Ah, so now using up more transistors is the only determining factor. So "ideal" AF is inferior to no AF? What if ideal uses "quite a bit more transistors" than angle dependent AF...doesn't that make ideal inferior to angle dependent? Maybe it is simply that any degree of angle-dependent AF provides worse image quality than No AF?
Or maybe it is my mistake in thinking there was a point other than saying something contrary?
possibly yes - becasue r&d money could have been invested in actually producing a better approximation, which could have eventually ended up as the 'ideal' implementation.
Don't let consistency limit you.
What if you decided the "ideal" implementation simply wasn't within your transistor budget with your exisiting R&D? A chip design has finite limits, right?
Tell me, have I said angle-dependent AF is ideal, or have I said viewing even "4x GF4 AF" as ideal in comparison to any degree of angle-dependent AF depends on picking and choosing what you look at?
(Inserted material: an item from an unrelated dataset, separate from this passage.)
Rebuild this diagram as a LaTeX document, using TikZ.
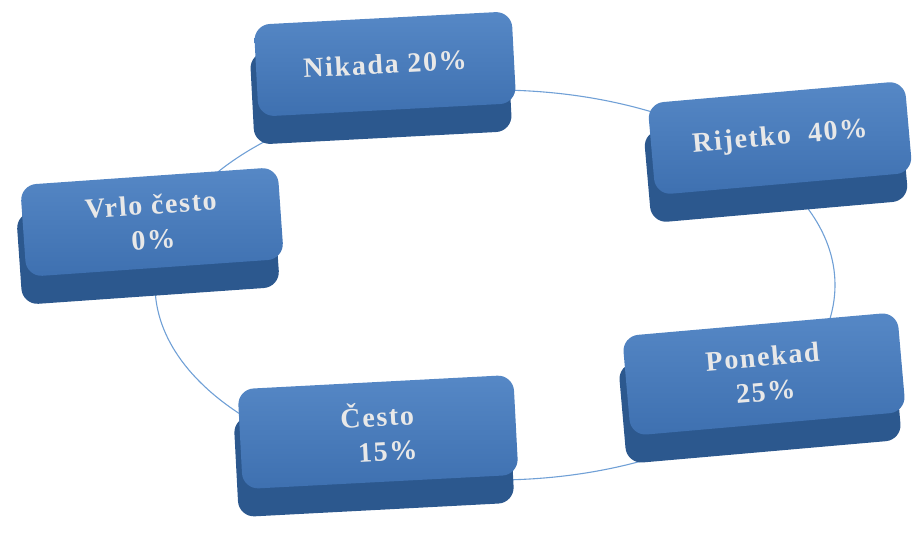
\documentclass[tikz,border=0pt]{standalone}
\usepackage{fontspec}
\setmainfont{Liberation Serif}[LetterSpace=6]
\usetikzlibrary{shadows}
\definecolor{facetop}{RGB}{86,136,198}
\definecolor{facebot}{RGB}{62,112,176}
\definecolor{slabblue}{RGB}{44,88,142}
\definecolor{ringblue}{RGB}{112,160,214}
\definecolor{embtext}{RGB}{232,232,232}
\tikzset{
  tile/.style = {rectangle, rounded corners=16pt, top color=facetop,
                 bottom color=facebot, minimum width=258pt, minimum height=92pt,
                 align=center, text=embtext,
                 font=\fontsize{28}{35}\selectfont\bfseries,
                 drop shadow={shadow xshift=-4pt, shadow yshift=-28pt,
                              fill=slabblue, opacity=1}},
  bigtile/.style = {tile, minimum width=276pt, minimum height=100pt},
  ring/.style = {draw=ringblue, line width=1.1pt},
}

\begin{document}
\begin{tikzpicture}[x=1pt, y=-1pt]
  \useasboundingbox (0,0) rectangle (912,533);
  \draw[ring] (495,285) ellipse [x radius=340, y radius=195];

  \node[tile, rotate=3] (nikada) at (385,64) {Nikada 20\%};
  \node[tile, rotate=5] (rijetko) at (780,138) {Rijetko\ \ 40\%};
  \node[tile, rotate=4] (vrlo) at (152,222) {Vrlo često\\0\%};
  \node[bigtile, rotate=5] (ponekad) at (764,374) {Ponekad\\25\%};
  \node[bigtile, rotate=3] (cesto) at (378,432) {Često\\\ \ 15\%};
\end{tikzpicture}
\end{document}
it's the good old argument of
meeting expectations, demalion.
And it's the good old argument of your own personal expectations not making other considerations irrelevant. I'm not proposing that my evaluation of angle-dependent AF makes your disapproval irrelevant, just that it doesn't make it useful to ignore consideration of what benefits might have resulted depending on details of the implementation beyond the "angle dependency".
an z-angle-dependent aniso impementation fails to meet quite some peoples expectations. we could carry out a poll, if that would show you anything.
For Pete's sake, I'm not disputing the existence your personal expectations, just some of the things you've gone on to say to validate them. You'll find that I've quoted them and made a relevant reply in conjunction.
What I was doing was pointing out why Chalnoth's mandates he proposed to dismiss my points did not make sense, and then you interjected your defense of your expectations to defend Chalnoth's sharing of them, ignoring those points, and going off on a noisy tangent.